» **WHAT TO DO**: Review the material line by line. Identify and copy every line that contains the string "this".

[start RECORDS PROVIDED]

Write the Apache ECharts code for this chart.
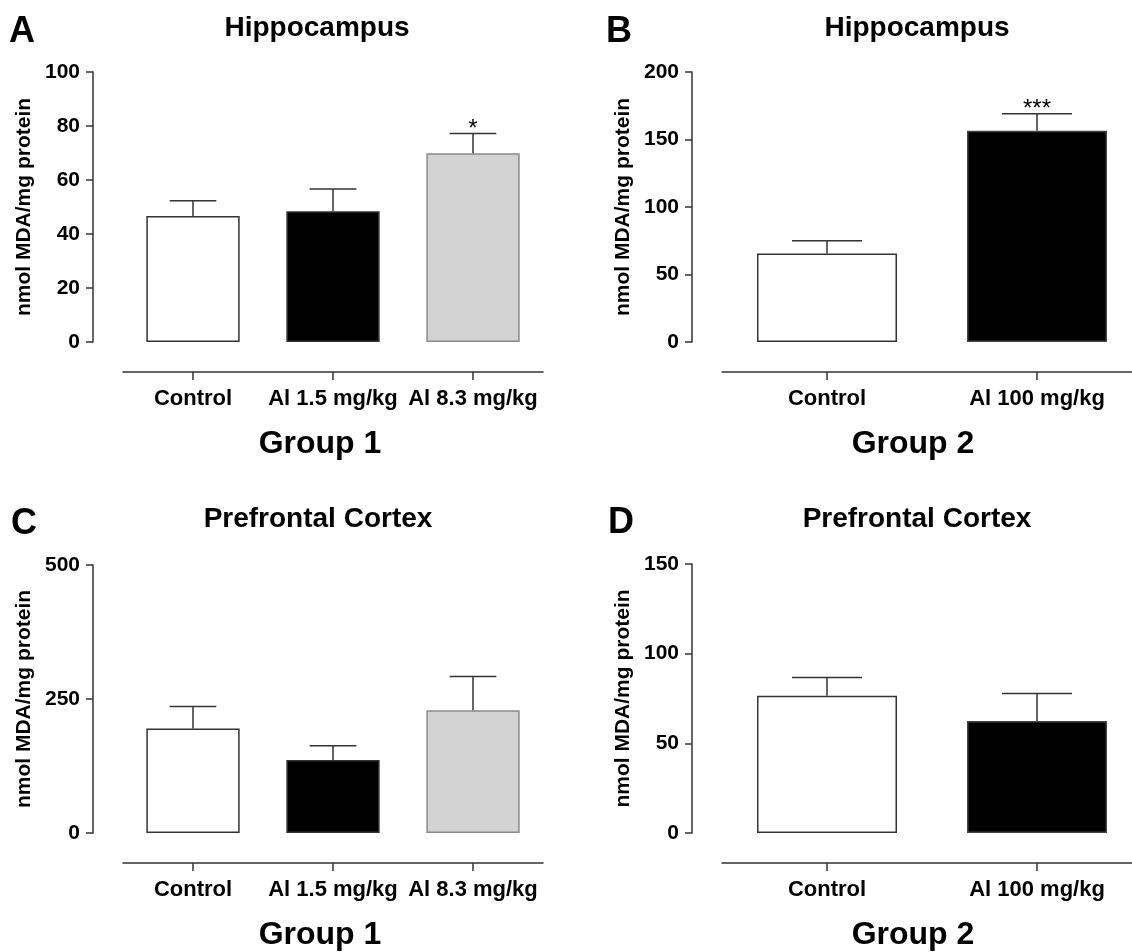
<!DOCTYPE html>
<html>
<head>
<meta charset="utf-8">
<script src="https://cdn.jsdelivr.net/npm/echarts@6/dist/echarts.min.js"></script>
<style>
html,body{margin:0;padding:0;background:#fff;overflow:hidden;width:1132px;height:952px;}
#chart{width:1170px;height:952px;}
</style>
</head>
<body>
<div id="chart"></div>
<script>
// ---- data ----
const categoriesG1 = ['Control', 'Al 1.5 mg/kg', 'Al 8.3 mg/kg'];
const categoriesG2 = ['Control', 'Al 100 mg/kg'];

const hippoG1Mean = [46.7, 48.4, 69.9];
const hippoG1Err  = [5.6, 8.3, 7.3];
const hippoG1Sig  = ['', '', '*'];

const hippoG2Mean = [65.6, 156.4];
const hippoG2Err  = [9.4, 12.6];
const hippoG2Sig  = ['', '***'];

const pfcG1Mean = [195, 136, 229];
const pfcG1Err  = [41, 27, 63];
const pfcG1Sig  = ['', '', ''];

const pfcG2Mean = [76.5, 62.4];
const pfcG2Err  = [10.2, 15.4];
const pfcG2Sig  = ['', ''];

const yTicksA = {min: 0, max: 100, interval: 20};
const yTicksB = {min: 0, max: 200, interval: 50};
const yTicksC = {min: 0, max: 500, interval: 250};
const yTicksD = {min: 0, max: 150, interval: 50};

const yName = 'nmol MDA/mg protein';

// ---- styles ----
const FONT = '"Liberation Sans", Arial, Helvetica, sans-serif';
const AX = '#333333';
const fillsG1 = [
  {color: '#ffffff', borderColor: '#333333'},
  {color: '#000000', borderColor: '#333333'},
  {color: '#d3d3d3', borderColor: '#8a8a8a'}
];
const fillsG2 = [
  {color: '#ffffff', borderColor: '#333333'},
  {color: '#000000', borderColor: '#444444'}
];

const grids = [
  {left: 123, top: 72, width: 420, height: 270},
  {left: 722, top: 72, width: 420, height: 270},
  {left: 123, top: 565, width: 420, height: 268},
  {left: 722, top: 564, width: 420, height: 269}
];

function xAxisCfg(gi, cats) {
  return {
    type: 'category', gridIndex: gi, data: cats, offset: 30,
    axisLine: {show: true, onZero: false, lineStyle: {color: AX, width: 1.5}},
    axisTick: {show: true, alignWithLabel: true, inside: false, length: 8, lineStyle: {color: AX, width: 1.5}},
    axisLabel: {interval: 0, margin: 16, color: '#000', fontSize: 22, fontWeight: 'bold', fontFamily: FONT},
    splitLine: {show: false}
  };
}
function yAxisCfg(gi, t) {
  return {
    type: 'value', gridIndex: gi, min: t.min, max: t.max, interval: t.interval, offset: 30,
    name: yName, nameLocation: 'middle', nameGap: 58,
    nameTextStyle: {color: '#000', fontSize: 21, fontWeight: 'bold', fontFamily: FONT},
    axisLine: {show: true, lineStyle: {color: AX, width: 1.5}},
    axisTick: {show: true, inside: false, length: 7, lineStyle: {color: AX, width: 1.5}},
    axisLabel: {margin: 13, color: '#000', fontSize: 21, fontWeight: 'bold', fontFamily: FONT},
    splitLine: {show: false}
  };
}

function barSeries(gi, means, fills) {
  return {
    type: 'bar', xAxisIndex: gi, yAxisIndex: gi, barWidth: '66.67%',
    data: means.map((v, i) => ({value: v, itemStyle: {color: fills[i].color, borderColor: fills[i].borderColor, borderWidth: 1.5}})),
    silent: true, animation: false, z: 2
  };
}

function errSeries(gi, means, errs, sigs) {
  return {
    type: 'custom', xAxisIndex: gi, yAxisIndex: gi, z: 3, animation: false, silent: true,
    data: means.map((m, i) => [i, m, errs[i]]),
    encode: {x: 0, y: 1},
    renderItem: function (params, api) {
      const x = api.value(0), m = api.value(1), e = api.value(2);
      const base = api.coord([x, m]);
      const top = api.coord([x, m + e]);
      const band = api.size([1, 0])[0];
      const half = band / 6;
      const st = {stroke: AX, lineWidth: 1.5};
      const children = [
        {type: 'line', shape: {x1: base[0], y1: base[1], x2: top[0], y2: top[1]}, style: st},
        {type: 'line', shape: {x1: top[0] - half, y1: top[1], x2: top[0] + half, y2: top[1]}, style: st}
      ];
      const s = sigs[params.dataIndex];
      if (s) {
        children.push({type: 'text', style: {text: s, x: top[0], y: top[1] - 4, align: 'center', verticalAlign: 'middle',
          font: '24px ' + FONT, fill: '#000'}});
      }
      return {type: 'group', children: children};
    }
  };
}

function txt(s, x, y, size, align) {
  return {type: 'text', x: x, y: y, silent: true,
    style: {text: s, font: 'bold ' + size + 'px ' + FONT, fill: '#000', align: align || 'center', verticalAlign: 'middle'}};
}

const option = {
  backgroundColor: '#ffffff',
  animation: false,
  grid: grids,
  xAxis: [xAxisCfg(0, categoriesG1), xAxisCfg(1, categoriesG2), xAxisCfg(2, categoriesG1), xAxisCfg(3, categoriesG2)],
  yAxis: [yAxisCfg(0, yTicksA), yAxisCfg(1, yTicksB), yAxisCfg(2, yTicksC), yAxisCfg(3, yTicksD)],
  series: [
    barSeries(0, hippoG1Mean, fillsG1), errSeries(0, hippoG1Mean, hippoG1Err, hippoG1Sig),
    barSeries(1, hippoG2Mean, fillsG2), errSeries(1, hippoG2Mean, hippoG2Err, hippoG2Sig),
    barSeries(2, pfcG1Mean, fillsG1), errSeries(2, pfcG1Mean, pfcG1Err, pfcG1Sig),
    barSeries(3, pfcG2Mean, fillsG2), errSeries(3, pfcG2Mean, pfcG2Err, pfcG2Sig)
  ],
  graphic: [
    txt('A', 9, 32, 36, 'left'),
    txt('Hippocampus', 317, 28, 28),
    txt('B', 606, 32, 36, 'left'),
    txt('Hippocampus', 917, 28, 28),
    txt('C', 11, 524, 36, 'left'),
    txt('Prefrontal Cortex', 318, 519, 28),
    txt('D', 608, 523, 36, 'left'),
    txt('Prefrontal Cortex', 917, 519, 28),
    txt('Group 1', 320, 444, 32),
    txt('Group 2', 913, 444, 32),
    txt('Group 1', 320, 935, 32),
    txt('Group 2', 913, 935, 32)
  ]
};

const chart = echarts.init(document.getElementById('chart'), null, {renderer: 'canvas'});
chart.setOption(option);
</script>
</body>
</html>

[end RECORDS PROVIDED]
[start RECORDS PROVIDED]

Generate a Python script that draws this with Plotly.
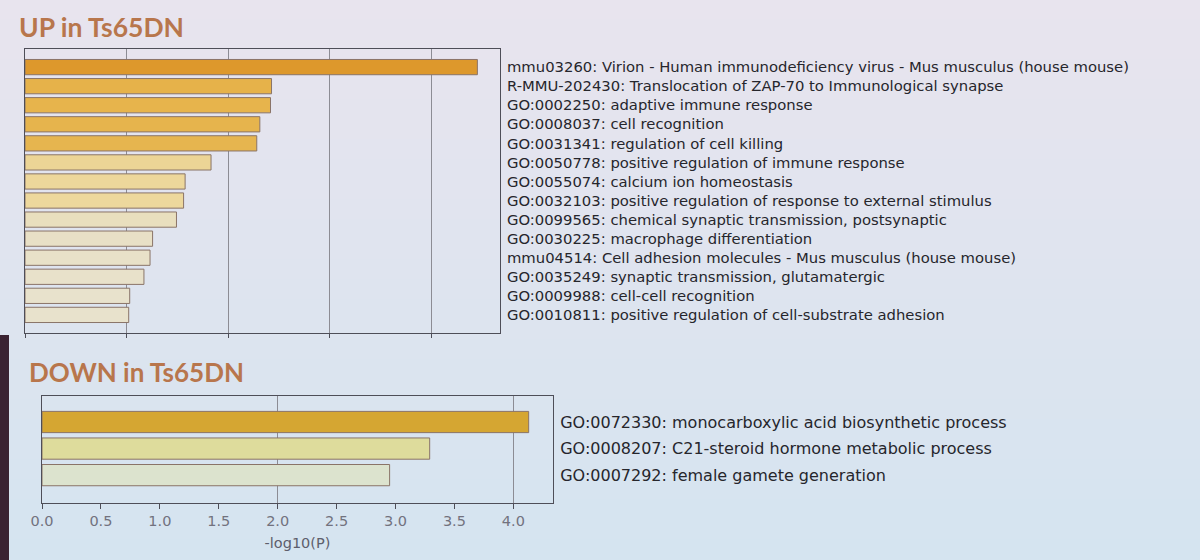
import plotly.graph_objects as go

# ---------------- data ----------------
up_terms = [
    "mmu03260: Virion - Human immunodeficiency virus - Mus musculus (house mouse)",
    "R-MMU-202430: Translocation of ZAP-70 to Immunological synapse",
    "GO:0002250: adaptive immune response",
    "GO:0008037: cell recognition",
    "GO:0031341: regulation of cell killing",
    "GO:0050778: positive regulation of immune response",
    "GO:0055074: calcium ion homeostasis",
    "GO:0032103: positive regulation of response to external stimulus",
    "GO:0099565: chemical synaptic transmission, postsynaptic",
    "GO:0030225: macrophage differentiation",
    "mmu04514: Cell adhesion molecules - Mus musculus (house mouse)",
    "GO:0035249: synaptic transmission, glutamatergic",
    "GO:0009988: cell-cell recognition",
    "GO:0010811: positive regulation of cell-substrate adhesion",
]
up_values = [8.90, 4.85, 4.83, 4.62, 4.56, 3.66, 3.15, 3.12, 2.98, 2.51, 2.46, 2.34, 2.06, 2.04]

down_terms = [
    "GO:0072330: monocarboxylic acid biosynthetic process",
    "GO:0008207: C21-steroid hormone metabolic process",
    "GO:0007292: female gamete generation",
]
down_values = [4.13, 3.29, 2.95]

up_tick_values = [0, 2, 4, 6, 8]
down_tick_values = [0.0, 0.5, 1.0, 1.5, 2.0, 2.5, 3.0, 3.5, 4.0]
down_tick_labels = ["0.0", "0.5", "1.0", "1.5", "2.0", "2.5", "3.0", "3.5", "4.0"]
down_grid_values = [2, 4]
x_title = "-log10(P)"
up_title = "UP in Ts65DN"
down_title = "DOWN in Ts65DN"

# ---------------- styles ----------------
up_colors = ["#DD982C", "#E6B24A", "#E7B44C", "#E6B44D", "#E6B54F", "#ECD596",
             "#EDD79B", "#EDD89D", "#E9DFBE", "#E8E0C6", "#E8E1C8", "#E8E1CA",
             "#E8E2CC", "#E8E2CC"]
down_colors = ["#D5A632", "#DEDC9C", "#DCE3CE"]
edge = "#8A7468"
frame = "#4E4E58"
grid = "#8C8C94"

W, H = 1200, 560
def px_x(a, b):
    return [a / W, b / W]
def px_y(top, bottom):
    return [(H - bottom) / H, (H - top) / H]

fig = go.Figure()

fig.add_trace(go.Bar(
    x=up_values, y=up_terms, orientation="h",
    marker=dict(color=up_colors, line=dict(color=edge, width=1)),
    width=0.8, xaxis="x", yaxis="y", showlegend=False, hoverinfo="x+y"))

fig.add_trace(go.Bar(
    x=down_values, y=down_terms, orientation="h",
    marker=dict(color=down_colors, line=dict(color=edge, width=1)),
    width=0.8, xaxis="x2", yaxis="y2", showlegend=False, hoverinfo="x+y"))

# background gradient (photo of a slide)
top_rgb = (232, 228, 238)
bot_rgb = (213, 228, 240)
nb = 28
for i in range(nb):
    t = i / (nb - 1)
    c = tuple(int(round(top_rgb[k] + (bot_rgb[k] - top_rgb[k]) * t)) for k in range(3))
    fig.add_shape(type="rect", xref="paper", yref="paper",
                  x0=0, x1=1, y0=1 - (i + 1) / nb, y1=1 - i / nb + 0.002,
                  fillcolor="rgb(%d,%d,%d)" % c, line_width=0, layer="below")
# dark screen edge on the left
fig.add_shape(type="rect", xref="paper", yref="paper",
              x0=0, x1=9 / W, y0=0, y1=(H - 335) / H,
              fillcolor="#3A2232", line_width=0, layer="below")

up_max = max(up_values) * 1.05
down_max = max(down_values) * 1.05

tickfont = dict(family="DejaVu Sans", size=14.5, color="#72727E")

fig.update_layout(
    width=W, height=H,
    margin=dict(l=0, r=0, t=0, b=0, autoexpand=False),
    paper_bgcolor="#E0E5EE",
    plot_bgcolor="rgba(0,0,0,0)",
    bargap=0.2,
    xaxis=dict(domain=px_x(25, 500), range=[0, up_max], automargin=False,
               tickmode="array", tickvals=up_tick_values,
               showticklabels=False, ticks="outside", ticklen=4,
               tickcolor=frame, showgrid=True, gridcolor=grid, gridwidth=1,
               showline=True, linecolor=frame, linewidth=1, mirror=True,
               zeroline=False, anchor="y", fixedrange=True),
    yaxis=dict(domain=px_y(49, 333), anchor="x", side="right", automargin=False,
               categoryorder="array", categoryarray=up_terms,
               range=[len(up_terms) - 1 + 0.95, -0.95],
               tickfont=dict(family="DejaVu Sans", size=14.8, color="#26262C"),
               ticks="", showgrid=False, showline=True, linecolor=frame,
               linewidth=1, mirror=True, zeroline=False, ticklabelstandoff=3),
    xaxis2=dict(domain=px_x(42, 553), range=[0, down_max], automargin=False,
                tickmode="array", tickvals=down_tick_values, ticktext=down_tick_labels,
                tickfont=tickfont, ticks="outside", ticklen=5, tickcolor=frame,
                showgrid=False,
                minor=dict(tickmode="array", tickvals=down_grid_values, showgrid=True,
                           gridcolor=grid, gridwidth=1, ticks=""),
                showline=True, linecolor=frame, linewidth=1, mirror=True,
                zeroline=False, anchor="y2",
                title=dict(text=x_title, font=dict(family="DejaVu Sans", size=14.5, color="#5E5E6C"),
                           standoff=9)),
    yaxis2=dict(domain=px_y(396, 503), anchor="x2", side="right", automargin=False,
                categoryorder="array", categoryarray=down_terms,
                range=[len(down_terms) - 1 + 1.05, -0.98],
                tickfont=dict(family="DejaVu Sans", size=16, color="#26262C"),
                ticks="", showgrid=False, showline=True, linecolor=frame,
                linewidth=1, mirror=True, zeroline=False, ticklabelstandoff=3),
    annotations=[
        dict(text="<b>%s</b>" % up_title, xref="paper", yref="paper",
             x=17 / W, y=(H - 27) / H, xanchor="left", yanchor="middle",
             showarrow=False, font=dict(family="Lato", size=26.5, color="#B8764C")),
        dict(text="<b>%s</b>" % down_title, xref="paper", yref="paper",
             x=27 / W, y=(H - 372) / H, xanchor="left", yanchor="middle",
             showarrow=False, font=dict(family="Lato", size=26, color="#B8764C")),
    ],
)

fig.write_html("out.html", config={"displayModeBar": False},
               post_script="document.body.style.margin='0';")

[end RECORDS PROVIDED]

» **TASK SOLUTION**:
Write the Apache ECharts code for this chart.
Generate a Python script that draws this with Plotly.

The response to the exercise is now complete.